Office & Document Editing Tools
This category narrows in specifically on document creation and editing — word processing, page layout, and PDF handling — as distinct from the broader spreadsheet, chat, and project-tracking tools covered elsewhere. Document work rewards a different kind of shortcut fluency than a spreadsheet does: less about rapid cell-by-cell navigation and more about consistent styling, structural navigation through long text, and review/markup workflows for collaborative editing.
Microsoft Word
The word processing standard, with deep navigation-by-heading, styles, and track-changes shortcuts essential once a document grows past a page or two.
Adobe InDesign
Professional page layout for multi-page publications, with shortcuts built around text threading, master pages, and paragraph/character styles at document scale.
Google Docs
Browser-native word processing sharing most of Word's formatting shortcuts while adding distinctly collaborative Suggesting-mode features.
Adobe Acrobat Reader
PDF viewing and light annotation, with shortcuts for navigation, zoom, and comment tools on read-focused documents.
Scrivener
Long-form writing software for novels and manuscripts, with a distinctive Binder/Corkboard structure and its own navigation shortcut set.
Craft
Block-based document editor with a visual card-based structure and Markdown-adjacent typed formatting shortcuts.
Bear
Mac-native Markdown note editor with a clean, minimal shortcut set focused on quick formatting while typing.
Grammarly
Writing assistant layered on top of other apps, with its own shortcuts for accepting suggestions and toggling tone/clarity checks.
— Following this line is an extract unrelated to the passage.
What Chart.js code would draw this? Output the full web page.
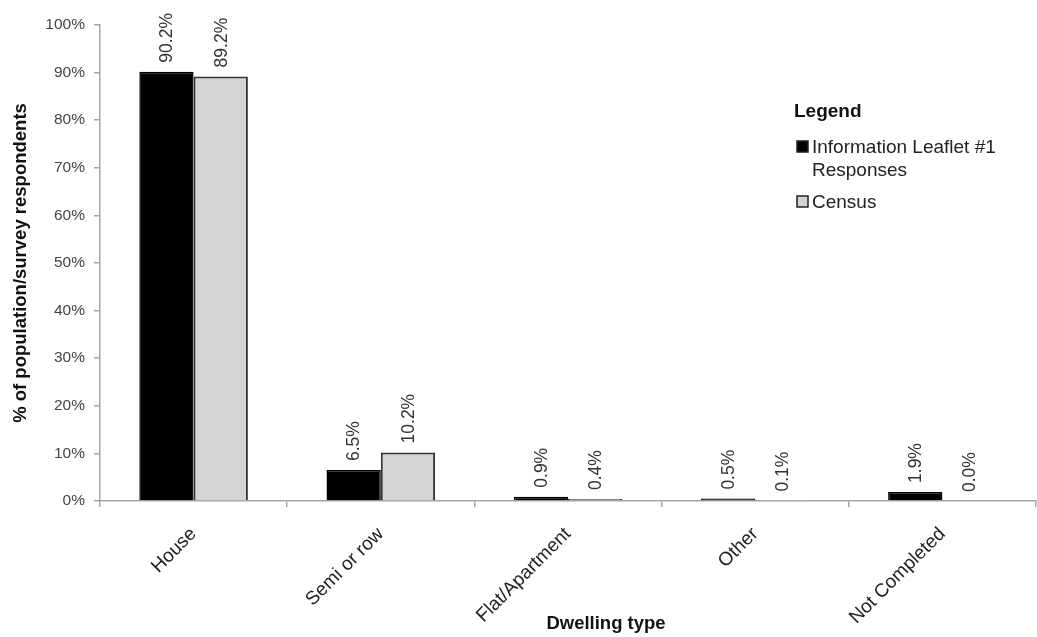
<!DOCTYPE html>
<html>
<head>
<meta charset="utf-8">
<script src="https://cdn.jsdelivr.net/npm/chart.js@4"></script>
<style>
  body { margin: 0; background: #fff; }
  #wrap { width: 1037px; height: 637px; }
</style>
</head>
<body>
<div id="wrap"><canvas id="dwellingChart" width="1037" height="637"></canvas></div>
<script>
// ===== DATA =====
const categories = ["House", "Semi or row", "Flat/Apartment", "Other", "Not Completed"];
const leafletValues = [90.2, 6.5, 0.9, 0.5, 1.9];
const censusValues = [89.2, 10.2, 0.4, 0.1, 0.0];
const seriesNames = [["Information Leaflet #1", "Responses"], ["Census"]];
const yTicks = [0, 10, 20, 30, 40, 50, 60, 70, 80, 90, 100];

const FONT = "'Liberation Sans', Arial, sans-serif";

// value labels rotated above each bar
const barLabels = {
    id: "barLabels",
    afterDatasetsDraw(chart) {
        const ctx = chart.ctx;
        ctx.save();
        ctx.font = "17.5px " + FONT;
        ctx.fillStyle = "#333";
        ctx.textAlign = "left";
        ctx.textBaseline = "middle";
        chart.data.datasets.forEach((ds, i) => {
            chart.getDatasetMeta(i).data.forEach((bar, j) => {
                ctx.save();
                ctx.translate(bar.x + 1, bar.y - 9);
                ctx.rotate(-Math.PI / 2);
                ctx.fillText(ds.data[j].toFixed(1) + "%", 0, 0);
                ctx.restore();
            });
        });
        ctx.restore();
    }
};

// legend box on the right, plus x title (sits off-centre in the original)
const sideLegend = {
    id: "sideLegend",
    afterDraw(chart) {
        const ctx = chart.ctx;
        ctx.save();
        ctx.textBaseline = "middle";
        ctx.textAlign = "left";
        ctx.fillStyle = "#111";
        ctx.font = "bold 19px " + FONT;
        ctx.fillText("Legend", 794, 112);

        let y = 147;
        chart.data.datasets.forEach((ds, i) => {
            ctx.fillStyle = ds.backgroundColor;
            ctx.strokeStyle = "#222";
            ctx.lineWidth = 1.5;
            ctx.fillRect(797, y - 6, 11, 11);
            ctx.strokeRect(797, y - 6, 11, 11);
            ctx.fillStyle = "#222";
            ctx.font = "19px " + FONT;
            seriesNames[i].forEach((line, k) => ctx.fillText(line, 812, y + 1 + k * 23));
            y += seriesNames[i].length * 23 + 9;
        });

        ctx.fillStyle = "#111";
        ctx.textAlign = "center";
        ctx.font = "bold 18.5px " + FONT;
        ctx.fillText("Dwelling type", 606, 624);
        ctx.restore();
    }
};

new Chart(document.getElementById("dwellingChart"), {
    type: "bar",
    data: {
        labels: categories,
        datasets: [
            { label: seriesNames[0].join(" "), data: leafletValues, backgroundColor: "#000000",
              borderColor: "#000000", borderWidth: 1.5, barPercentage: 1.0, categoryPercentage: 0.58 },
            { label: seriesNames[1].join(" "), data: censusValues, backgroundColor: "#d4d4d4",
              borderColor: "#333333", borderWidth: 2, barPercentage: 1.0, categoryPercentage: 0.58 }
        ]
    },
    options: {
        responsive: false,
        devicePixelRatio: 1,
        animation: false,
        layout: { padding: { top: 25, right: 1, left: 0, bottom: 0 } },
        plugins: {
            legend: { display: false },
            tooltip: { enabled: false }
        },
        scales: {
            x: {
                afterFit(scale) { scale.height = 136; },
                grid: { drawOnChartArea: false, drawTicks: true, tickLength: 6, color: "#a6a6a6", lineWidth: 1.5 },
                border: { color: "#a6a6a6", width: 1.5 },
                ticks: {
                    maxRotation: 45, minRotation: 45, padding: 16,
                    color: "#222", font: { family: FONT, size: 19 }
                }
            },
            y: {
                min: 0, max: 100,
                afterFit(scale) { scale.width = 100; },
                afterBuildTicks(scale) { scale.ticks = yTicks.map(v => ({ value: v })); },
                grid: { drawOnChartArea: false, drawTicks: true, tickLength: 6, color: "#a6a6a6", lineWidth: 1.5 },
                border: { color: "#a6a6a6", width: 1.5 },
                ticks: {
                    padding: 9, color: "#444", font: { family: FONT, size: 15.5 },
                    callback: v => v + "%"
                },
                title: {
                    display: true, text: "% of population/survey respondents",
                    color: "#111", font: { family: FONT, size: 18.5, weight: "bold" },
                    padding: { top: 10, bottom: 0 }
                }
            }
        }
    },
    plugins: [barLabels, sideLegend]
});
</script>
</body>
</html>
Document tools split fairly cleanly into two philosophies worth recognizing when picking up shortcuts here: word processors like Word and Google Docs that flow text continuously and rely on styles for structure, versus layout tools like InDesign that treat text as content flowing through discrete, precisely positioned frames on a fixed page. The navigation and formatting shortcuts differ accordingly, so it's worth treating page-layout shortcut fluency as a genuinely separate skill from word-processing fluency rather than assuming one transfers cleanly to the other.